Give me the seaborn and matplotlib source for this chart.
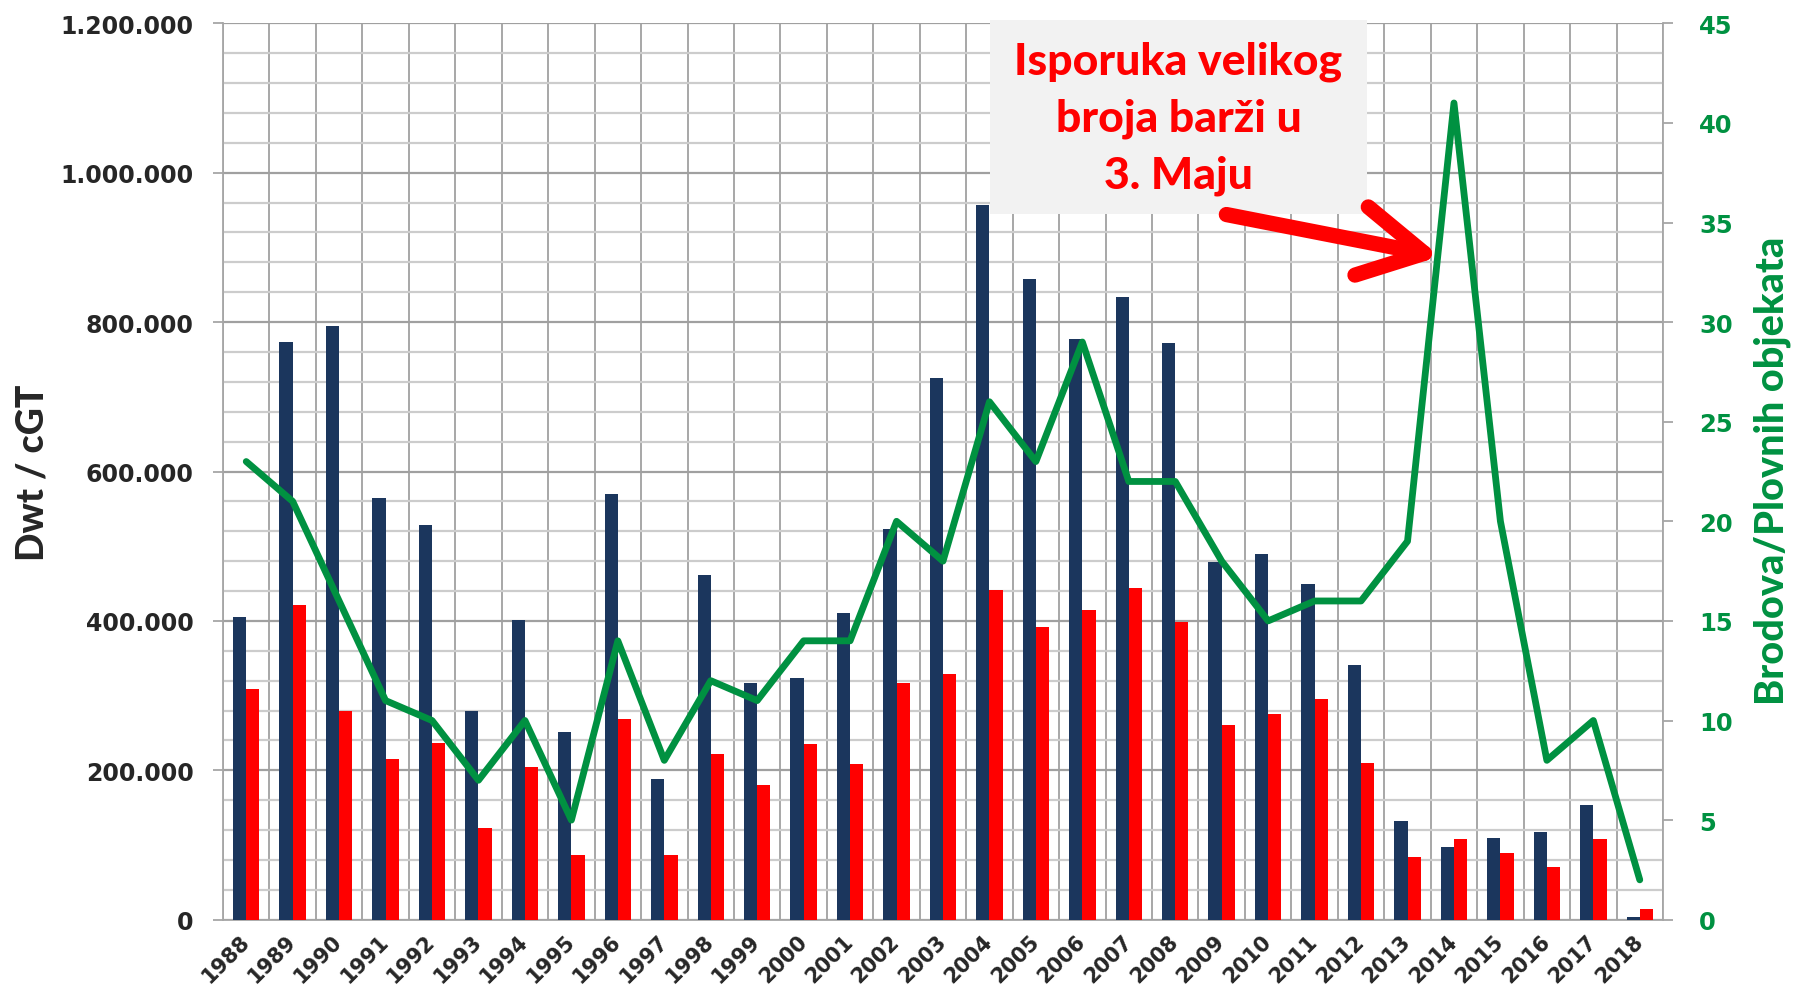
import numpy as np
import pandas as pd
import matplotlib
matplotlib.use("Agg")
import matplotlib.pyplot as plt
import seaborn as sns
from matplotlib.patches import Rectangle
from matplotlib.ticker import FuncFormatter, MultipleLocator

# podaci po godinama
godine = [str(g) for g in range(1988, 2019)]
dwt = [405000, 773000, 795000, 565000, 528000, 279000, 401000, 251000, 570000, 189000,
       461000, 317000, 323000, 410000, 523000, 725000, 957000, 858000, 777000, 834000,
       772000, 479000, 489000, 449000, 341000, 132000, 97000, 109000, 118000, 153000, 4000]
cgt = [309000, 421000, 280000, 215000, 236000, 123000, 204000, 86000, 269000, 87000,
       222000, 180000, 235000, 209000, 317000, 329000, 441000, 392000, 414000, 444000,
       399000, 260000, 276000, 296000, 210000, 84000, 108000, 89000, 71000, 108000, 14000]
brodova = [23, 21, 16, 11, 10, 7, 10, 5, 14, 8, 12, 11, 14, 14, 20, 18, 26, 23, 29, 22,
           22, 18, 15, 16, 16, 19, 41, 20, 8, 10, 2]

plava = '#1B365D'
crvena = '#FF0000'
zelena = '#009141'
siva = '#A6A6A6'

df = pd.DataFrame({'Godina': godine, 'Dwt': dwt, 'cGT': cgt})
df_long = df.melt(id_vars='Godina', var_name='Serija', value_name='Vrijednost')

sns.set_style('white')
plt.rcParams['font.family'] = ['DejaVu Sans']
uski = ['Lato', 'DejaVu Sans']

fig = plt.figure(figsize=(17.96, 9.95), dpi=100)
ax = fig.add_axes([223 / 1796, 1 - 920.7 / 995, 1440 / 1796, 896.4 / 995])

sns.barplot(data=df_long, x='Godina', y='Vrijednost', hue='Serija',
            palette=[plava, crvena], saturation=1, width=0.57, gap=0, ax=ax,
            legend=False, edgecolor='none', zorder=3)

# broj brodova na desnoj osi
ax2 = ax.twinx()
sns.lineplot(x=np.arange(len(godine)), y=brodova, color=zelena, lw=4.9, ax=ax2,
             solid_capstyle='round', solid_joinstyle='round', zorder=5)
ax2.xaxis.set_visible(False)

ax.set_ylim(0, 1200000)
ax.set_xlim(-0.5, len(godine) - 0.5)
ax.yaxis.set_major_locator(MultipleLocator(200000))
ax.yaxis.set_minor_locator(MultipleLocator(40000))
ax.set_xticks(np.arange(len(godine)), labels=godine)
ax.xaxis.set_minor_locator(MultipleLocator(1, offset=0.5))
ax.yaxis.set_major_formatter(FuncFormatter(lambda v, p: f'{int(v):,}'.replace(',', '.')))

ax.grid(which='major', axis='y', color='#A0A0A0', lw=1.6, zorder=0)
ax.grid(which='minor', axis='y', color='#CCCCCC', lw=1.6, zorder=0)
ax.grid(which='minor', axis='x', color='#A0A0A0', lw=1.3, zorder=0)
ax.set_axisbelow(True)

ax.tick_params(axis='y', which='major', length=7, width=1.3, color=siva, pad=14,
               labelsize=17)
ax.tick_params(axis='y', which='minor', length=0)
ax.tick_params(axis='x', which='major', length=0, pad=13)
ax.tick_params(axis='x', which='minor', length=7, width=1.3, color=siva)
plt.setp(ax.get_yticklabels(), fontweight='bold')
plt.setp(ax.get_xticklabels(), fontsize=15, fontweight='bold', rotation=45,
         ha='right', va='center', rotation_mode='anchor')

ax.set_xlabel('')
ax.set_ylabel('Dwt / cGT', fontsize=27, fontweight='black', family=uski, va='center')
ax.yaxis.set_label_coords(-0.1326, 0.5)

for s in ['top', 'right']:
    ax.spines[s].set_visible(False)
for s in ['left', 'bottom']:
    ax.spines[s].set_color(siva)
    ax.spines[s].set_linewidth(1.3)

ax2.set_ylim(0, 45)
ax2.set_xlim(-0.5, len(godine) - 0.5)
ax2.yaxis.set_major_locator(MultipleLocator(5))
ax2.tick_params(axis='y', length=7, width=1.3, color=siva, pad=19, labelsize=17.5,
                labelcolor=zelena)
plt.setp(ax2.get_yticklabels(), fontweight='bold')
ax2.grid(False)
for s in ['top', 'left', 'bottom']:
    ax2.spines[s].set_visible(False)
ax2.spines['right'].set_color(siva)
ax2.spines['right'].set_linewidth(1.3)
ax2.set_ylabel('Brodova/Plovnih objekata', fontsize=28.5, fontweight='black',
               family=uski, color=zelena, va='center')
ax2.yaxis.set_label_coords(1.0757, 0.502)

# okvir s napomenom
okvir = Rectangle((990 / 1796, 1 - 215 / 995), 377 / 1796, 194.5 / 995,
                  transform=fig.transFigure, facecolor='#F2F2F2', edgecolor='none',
                  zorder=6, clip_on=False)
ax2.add_artist(okvir)
ax2.text(1178.5 / 1796, 1 - 119 / 995, 'Isporuka velikog\nbroja barži u\n3. Maju',
         transform=fig.transFigure, ha='center', va='center', fontsize=32,
         fontweight='black', family=uski, color=crvena, linespacing=1.5, zorder=7)
ax2.annotate('', xy=(25.7, 33.3), xytext=(21.1, 35.4),
             arrowprops=dict(arrowstyle='->,head_length=4.6,head_width=2.5',
                             mutation_scale=10, color=crvena, lw=11,
                             capstyle='round', joinstyle='round',
                             shrinkA=0, shrinkB=0),
             zorder=8, annotation_clip=False)

fig.savefig('out.png', dpi=100)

※

**Required task:**
Each line above is to be copied verbatim. Drop any image from the copy.

**Expected answer:**
Give me the seaborn and matplotlib source for this chart.
import numpy as np
import pandas as pd
import matplotlib
matplotlib.use("Agg")
import matplotlib.pyplot as plt
import seaborn as sns
from matplotlib.patches import Rectangle
from matplotlib.ticker import FuncFormatter, MultipleLocator

# podaci po godinama
godine = [str(g) for g in range(1988, 2019)]
dwt = [405000, 773000, 795000, 565000, 528000, 279000, 401000, 251000, 570000, 189000,
       461000, 317000, 323000, 410000, 523000, 725000, 957000, 858000, 777000, 834000,
       772000, 479000, 489000, 449000, 341000, 132000, 97000, 109000, 118000, 153000, 4000]
cgt = [309000, 421000, 280000, 215000, 236000, 123000, 204000, 86000, 269000, 87000,
       222000, 180000, 235000, 209000, 317000, 329000, 441000, 392000, 414000, 444000,
       399000, 260000, 276000, 296000, 210000, 84000, 108000, 89000, 71000, 108000, 14000]
brodova = [23, 21, 16, 11, 10, 7, 10, 5, 14, 8, 12, 11, 14, 14, 20, 18, 26, 23, 29, 22,
           22, 18, 15, 16, 16, 19, 41, 20, 8, 10, 2]

plava = '#1B365D'
crvena = '#FF0000'
zelena = '#009141'
siva = '#A6A6A6'

df = pd.DataFrame({'Godina': godine, 'Dwt': dwt, 'cGT': cgt})
df_long = df.melt(id_vars='Godina', var_name='Serija', value_name='Vrijednost')

sns.set_style('white')
plt.rcParams['font.family'] = ['DejaVu Sans']
uski = ['Lato', 'DejaVu Sans']

fig = plt.figure(figsize=(17.96, 9.95), dpi=100)
ax = fig.add_axes([223 / 1796, 1 - 920.7 / 995, 1440 / 1796, 896.4 / 995])

sns.barplot(data=df_long, x='Godina', y='Vrijednost', hue='Serija',
            palette=[plava, crvena], saturation=1, width=0.57, gap=0, ax=ax,
            legend=False, edgecolor='none', zorder=3)

# broj brodova na desnoj osi
ax2 = ax.twinx()
sns.lineplot(x=np.arange(len(godine)), y=brodova, color=zelena, lw=4.9, ax=ax2,
             solid_capstyle='round', solid_joinstyle='round', zorder=5)
ax2.xaxis.set_visible(False)

ax.set_ylim(0, 1200000)
ax.set_xlim(-0.5, len(godine) - 0.5)
ax.yaxis.set_major_locator(MultipleLocator(200000))
ax.yaxis.set_minor_locator(MultipleLocator(40000))
ax.set_xticks(np.arange(len(godine)), labels=godine)
ax.xaxis.set_minor_locator(MultipleLocator(1, offset=0.5))
ax.yaxis.set_major_formatter(FuncFormatter(lambda v, p: f'{int(v):,}'.replace(',', '.')))

ax.grid(which='major', axis='y', color='#A0A0A0', lw=1.6, zorder=0)
ax.grid(which='minor', axis='y', color='#CCCCCC', lw=1.6, zorder=0)
ax.grid(which='minor', axis='x', color='#A0A0A0', lw=1.3, zorder=0)
ax.set_axisbelow(True)

ax.tick_params(axis='y', which='major', length=7, width=1.3, color=siva, pad=14,
               labelsize=17)
ax.tick_params(axis='y', which='minor', length=0)
ax.tick_params(axis='x', which='major', length=0, pad=13)
ax.tick_params(axis='x', which='minor', length=7, width=1.3, color=siva)
plt.setp(ax.get_yticklabels(), fontweight='bold')
plt.setp(ax.get_xticklabels(), fontsize=15, fontweight='bold', rotation=45,
         ha='right', va='center', rotation_mode='anchor')

ax.set_xlabel('')
ax.set_ylabel('Dwt / cGT', fontsize=27, fontweight='black', family=uski, va='center')
ax.yaxis.set_label_coords(-0.1326, 0.5)

for s in ['top', 'right']:
    ax.spines[s].set_visible(False)
for s in ['left', 'bottom']:
    ax.spines[s].set_color(siva)
    ax.spines[s].set_linewidth(1.3)

ax2.set_ylim(0, 45)
ax2.set_xlim(-0.5, len(godine) - 0.5)
ax2.yaxis.set_major_locator(MultipleLocator(5))
ax2.tick_params(axis='y', length=7, width=1.3, color=siva, pad=19, labelsize=17.5,
                labelcolor=zelena)
plt.setp(ax2.get_yticklabels(), fontweight='bold')
ax2.grid(False)
for s in ['top', 'left', 'bottom']:
    ax2.spines[s].set_visible(False)
ax2.spines['right'].set_color(siva)
ax2.spines['right'].set_linewidth(1.3)
ax2.set_ylabel('Brodova/Plovnih objekata', fontsize=28.5, fontweight='black',
               family=uski, color=zelena, va='center')
ax2.yaxis.set_label_coords(1.0757, 0.502)

# okvir s napomenom
okvir = Rectangle((990 / 1796, 1 - 215 / 995), 377 / 1796, 194.5 / 995,
                  transform=fig.transFigure, facecolor='#F2F2F2', edgecolor='none',
                  zorder=6, clip_on=False)
ax2.add_artist(okvir)
ax2.text(1178.5 / 1796, 1 - 119 / 995, 'Isporuka velikog\nbroja barži u\n3. Maju',
         transform=fig.transFigure, ha='center', va='center', fontsize=32,
         fontweight='black', family=uski, color=crvena, linespacing=1.5, zorder=7)
ax2.annotate('', xy=(25.7, 33.3), xytext=(21.1, 35.4),
             arrowprops=dict(arrowstyle='->,head_length=4.6,head_width=2.5',
                             mutation_scale=10, color=crvena, lw=11,
                             capstyle='round', joinstyle='round',
                             shrinkA=0, shrinkB=0),
             zorder=8, annotation_clip=False)

fig.savefig('out.png', dpi=100)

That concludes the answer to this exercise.